İsmet İnönü Boulevard is a busy boulevard in Ankara, Turkey. The boulevard is named after İsmet İnönü, the second president of Turkey and one of the pioneers of the Turkish War of Independence.

==Geography==
The easternmost point of the boulevard is at where it intersects Atatürk Boulevard. The westernmost point is at where it intersects Mevlana Boulevard and fuses to , the Turkish state highway which connects Ankara to western Anatolia. Between these two points the length of the boulevard is about 6 km.

==Main Buildings==
Ankara being the capital of Turkey, has many governmental offices most of which are around İsmet İnönü Boulevard.
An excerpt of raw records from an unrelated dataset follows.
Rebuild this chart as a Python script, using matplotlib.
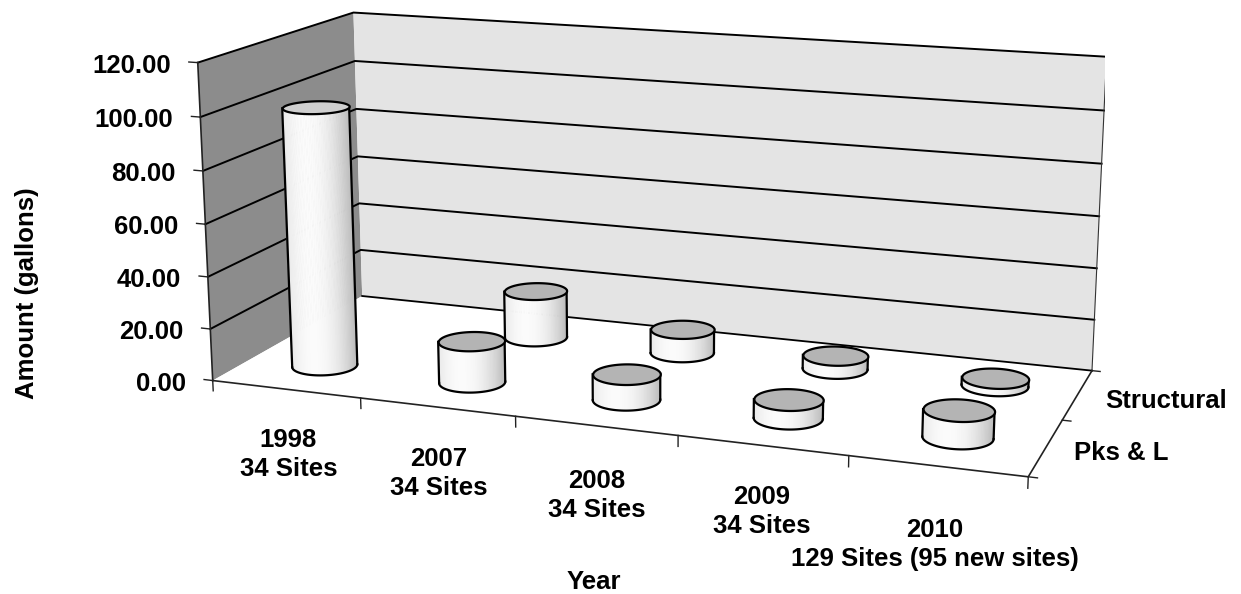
import numpy as np
import matplotlib
matplotlib.use("Agg")
import matplotlib.pyplot as plt
from mpl_toolkits.mplot3d import proj3d
from mpl_toolkits.mplot3d.art3d import Poly3DCollection

W, H = 1241, 594

# data
categories = ["1998\n34 Sites", "2007\n34 Sites", "2008\n34 Sites",
              "2009\n34 Sites", "2010\n129 Sites (95 new sites)"]
series_names = ["Pks & L", "Structural"]
pks_l = [100.0, 16.0, 9.8, 7.0, 10.0]
structural = [0.0, 19.0, 9.5, 5.3, 3.0]
z_ticks = [0, 20, 40, 60, 80, 100, 120]

FONT = ["Liberation Sans", "DejaVu Sans"]

# view (perspective like the Excel 3-D chart)
ELEV, AZIM, FOCAL = 13.92, -70.19, 0.4747
BOX = (1.0, 0.4026, 0.3922)
CX, CY, SIDE = 642.8, 361.3, 923.9

fig = plt.figure(figsize=(W / 100, H / 100), dpi=100)
ax = fig.add_axes([(CX - SIDE / 2) / W, (CY - SIDE / 2) / H, SIDE / W, SIDE / H],
                  projection="3d", computed_zorder=False)
ax.set_xlim(0, 5)
ax.set_ylim(0, 2)
ax.set_zlim(0, 120)
ax.view_init(elev=ELEV, azim=AZIM)
ax.set_proj_type("persp", focal_length=FOCAL)
ax.set_box_aspect(BOX)
ax.set_axis_off()
fig.canvas.draw()
M = ax.get_proj()


def to_px(x, y, z):
    x = np.atleast_1d(np.asarray(x, float))
    y = np.broadcast_to(np.atleast_1d(np.asarray(y, float)), x.shape)
    z = np.broadcast_to(np.atleast_1d(np.asarray(z, float)), x.shape)
    xs, ys, _ = proj3d.proj_transform(x, y, z, M)
    return ax.transData.transform(np.column_stack([xs, ys]))


# walls and floor
left_wall = [(0, 0, 0), (0, 2, 0), (0, 2, 120), (0, 0, 120)]
back_wall = [(0, 2, 0), (5, 2, 0), (5, 2, 120), (0, 2, 120)]
floor = [(0, 0, 0), (5, 0, 0), (5, 2, 0), (0, 2, 0)]
ax.add_collection3d(Poly3DCollection([left_wall], facecolor="#8c8c8c",
                                     edgecolor="none", zorder=0))
ax.add_collection3d(Poly3DCollection([back_wall], facecolor="#e4e4e4",
                                     edgecolor="none", zorder=0))
ax.add_collection3d(Poly3DCollection([floor], facecolor="white",
                                     edgecolor="none", zorder=0))

for zt in z_ticks[1:]:
    ax.plot([0, 0, 5], [0, 2, 2], [zt, zt, zt], color="black", lw=1.4, zorder=1)
ax.plot([5, 5], [2, 2], [0, 120], color="#333333", lw=0.8, zorder=1)
ax.plot([0, 5], [2, 2], [0, 0], color="black", lw=1.3, zorder=1)
ax.plot([0, 5, 5], [0, 0, 2], [0, 0, 0], color="#222222", lw=1.2, zorder=1)
ax.plot([0, 0], [0, 0], [0, 120], color="#222222", lw=1.2, zorder=1)
for zt in z_ticks:
    ax.plot([-0.06, 0], [0, 0], [zt, zt], color="#222222", lw=1.0, zorder=1)
for xt in range(6):
    ax.plot([xt, xt], [0, 0], [0, -4], color="#222222", lw=1.0, zorder=1)
for yt in range(3):
    ax.plot([5, 5.05], [yt, yt], [0, 0], color="#222222", lw=1.0, zorder=1)

# cylinders
rx, ry = 0.2, 0.2
N = 120
th = np.linspace(0, 2 * np.pi, N, endpoint=False)


def cylinder(xc, yc, h, z0, top_color):
    xs = xc + rx * np.cos(th)
    ys = yc + ry * np.sin(th)
    mid = to_px(xs, ys, h / 2)
    il, ir = int(np.argmin(mid[:, 0])), int(np.argmax(mid[:, 0]))
    arc1 = [(il + k) % N for k in range(((ir - il) % N) + 1)]
    arc2 = [(ir + k) % N for k in range(((il - ir) % N) + 1)]
    bot = to_px(xs, ys, 0)
    front = arc1 if bot[arc1, 1].mean() < bot[arc2, 1].mean() else arc2
    quads, cols = [], []
    x_l, x_r = mid[il, 0], mid[ir, 0]
    for a, b in zip(front[:-1], front[1:]):
        u = ((mid[a, 0] + mid[b, 0]) / 2 - x_l) / (x_r - x_l) * 2 - 1
        g = 0.985 - 0.26 * ((u + 0.3) / 1.3) ** 2
        quads.append([(xs[a], ys[a], 0), (xs[b], ys[b], 0),
                      (xs[b], ys[b], h), (xs[a], ys[a], h)])
        cols.append((g, g, g))
    ax.add_collection3d(Poly3DCollection(quads, facecolors=cols, edgecolors=cols,
                                         linewidths=0.6, zorder=z0))
    ax.plot(xs[front], ys[front], 0, color="black", lw=1.6, zorder=z0 + 1)
    for i in (il, ir):
        ax.plot([xs[i], xs[i]], [ys[i], ys[i]], [0, h], color="black",
                lw=1.6, zorder=z0 + 1)
    top = [list(zip(xs, ys, np.full(N, h)))]
    ax.add_collection3d(Poly3DCollection(top, facecolor=top_color,
                                         edgecolor="black", linewidths=1.6,
                                         zorder=z0 + 2))


for j, vals in ((1, structural), (0, pks_l)):
    for i, v in enumerate(vals):
        if v > 0:
            tc = "#cfcfcf" if v > 50 else "#b4b4b4"
            cylinder(i + 0.5, j + 0.5, v, 10 + 10 * (1 - j) + i * 0.1, tc)

# texts
tick_font = dict(family=FONT, fontsize=18.5, fontweight="bold")
for zt in z_ticks:
    px, py = to_px(0, 0, zt)[0]
    fig.text((px - 27) / W, (py - 3) / H, f"{zt:.2f}", ha="right", va="center",
             **tick_font)

label_dy = [-2, -2, 0, -5, 5]  # pixel nudges, downward positive
for i, lab in enumerate(categories):
    px, py = to_px(i + 0.5, 0, -26)[0]
    py -= label_dy[i]
    year, sites = lab.split("\n")
    fig.text(px / W, (py + 14.5) / H, year, ha="center", va="center", **tick_font)
    fig.text(px / W, (py - 14.5) / H, sites, ha="center", va="center", **tick_font)

for j, name in enumerate(series_names):
    px, py = to_px(5, j + 0.5, 0)[0]
    fig.text((px + 28) / W, (py - 6) / H, name, ha="left", va="center", **tick_font)

fig.text(27 / W, 1 - 293 / H, "Amount (gallons)", rotation=90, ha="center",
         va="center", **tick_font)
fig.text(594 / W, 1 - 582 / H, "Year", ha="center", va="center", **tick_font)

fig.savefig("out.png", dpi=100, facecolor="white")
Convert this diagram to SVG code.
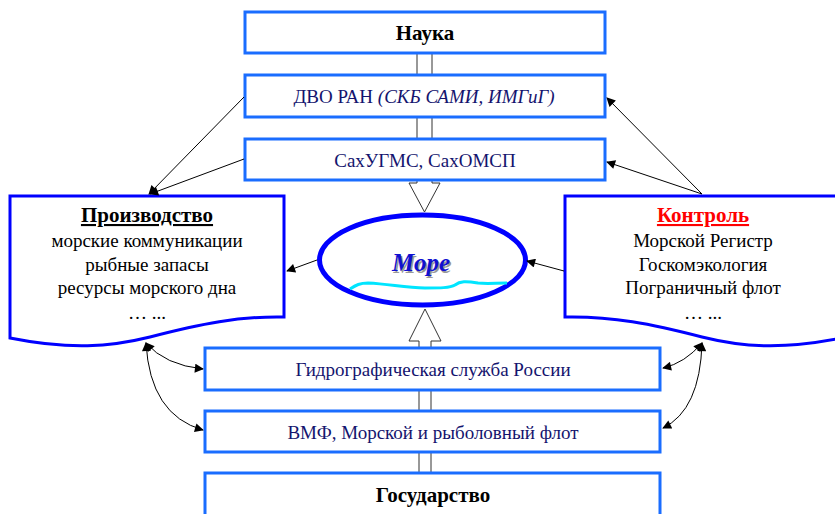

For example, Grand National Assembly of Turkey, Ministry of Energy and Natural Sources, Ministry of Foreign Affairs, Turkish Court of Accounts, are at the south side of the boulevard. Ministry of Interior, Ministry of Economy, General Directorate of Highways, State Hydraulic Works, Turkish Statistical Institute and National Library of Turkey are at the north side.

==Traffic density==
In addition to offices in the İsmet İnönü Boulevard there are also some universities such as Middle East Technical University and Bilkent University, some shopping malls, neighborhoods and newly established office buildings around D-200 further to west. Thus the traffic density on İsmet İnönü Boulevard is very high. To ease the traffic flow the municipality of Ankara established a series of four underpasses in the course. These underpasses are useful especially for the side street connections. Another recent facility is M2, a new line of Ankara Metro.